No linear relationships between features were identified by plotting correlation matrices. Pairplots generated for the remaining 14 features. did not identify any non-linear correlation.

Next, data were plotted to identify features that would help the models discriminate between the two classes. The following are plots for features with the strongest predictive value.

The values seen in “retweet_count“ for human versus bot users is visualized in Figure 1.

Figure 1: Retweet Count Histogram

The retweet_count feature takes on multiple values for human users, but for bots most values are nearly 0. Perhaps bots are boosting media, rather than creating original content that others also want to retweet.

A histogram of frequency of “Num_urls” values per user is seen in Figure 2.
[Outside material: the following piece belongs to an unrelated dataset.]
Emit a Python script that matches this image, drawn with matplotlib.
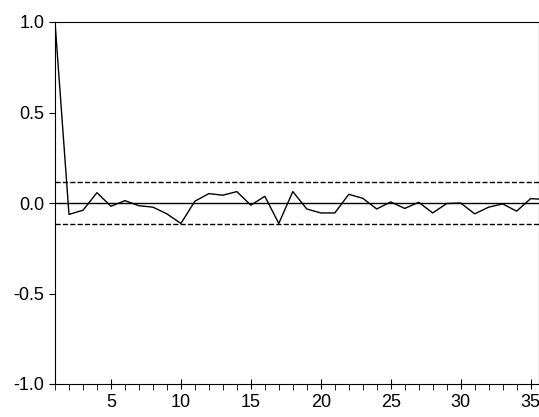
import numpy as np
import matplotlib.pyplot as plt
from matplotlib.ticker import MultipleLocator

plt.rcParams['font.family'] = ['Liberation Sans', 'DejaVu Sans']

lags = np.arange(1, 37)
acf = [1.0, -0.063, -0.04, 0.057, -0.018, 0.013, -0.015, -0.023, -0.06, -0.113,
       0.01, 0.052, 0.043, 0.063, -0.012, 0.037, -0.113, 0.063, -0.033, -0.055,
       -0.055, 0.048, 0.026, -0.033, 0.006, -0.03, 0.004, -0.055, -0.003, 0.0,
       -0.06, -0.023, -0.005, -0.045, 0.024, 0.02]
band = 0.115

fig = plt.figure(figsize=(5.39, 4.17), dpi=100)
ax = fig.add_axes([55/539, 1-384/417, 1-55/539, 362/417])
ax.plot(lags, acf, '-', color='black', lw=1)
ax.axhline(0, color='black', lw=1)
ax.axhline(band, color='black', lw=1, ls='--')
ax.axhline(-band, color='black', lw=1, ls='--')
ax.set_xlim(1, 35.6)
ax.set_ylim(-1, 1)
ax.xaxis.set_major_locator(MultipleLocator(5))
ax.xaxis.set_minor_locator(MultipleLocator(1))
ax.yaxis.set_major_locator(MultipleLocator(0.5))
ax.set_yticklabels([f'{v:.1f}' for v in ax.get_yticks()])
ax.tick_params(labelsize=13)
ax.tick_params(axis='y', direction='out', length=4)
ax.tick_params(axis='x', which='major', direction='inout', length=7)
ax.tick_params(axis='x', which='minor', direction='out', length=4)
fig.savefig('out.png', dpi=100)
Figure 2: Num Urls Histograms

The plot indicates that bots had more tweets with 1 url, whereas humans had more tweets with 0 urls. Again, the purpose of the bot is to boost a particular site or message, which means the tweet should be boosting a URL.

The plot of values for favorite_count in Figure 3, show that humans had a greater range of values for favorite_count than bots.

Figure 3: Favorite Count Scatterplots

Again, the bots were likely boosting media, and not creating new content that users would favorite.

The final predictor of this set was the Num_mentions feature.

Figure 4: Num_mentions Histogram

The histogram in Figure 4 shows a small area where humans have a higher density of users with num_mentions of 2, and at the upper extreme where only bots have num_mentions. The values where only bots take on values is easier to visualize in the scatterplot of num_mentions values in Figure 5.

Figure 5: Num\_mentions Scatterplot

To further identify strong base predictors, we also performed filtering of low variance features by using sklearn’s variance threshold method which further identified the following features to be used as baseline features: retweet_count, favorite_count, num_hashtags, num_urls, num_mentions.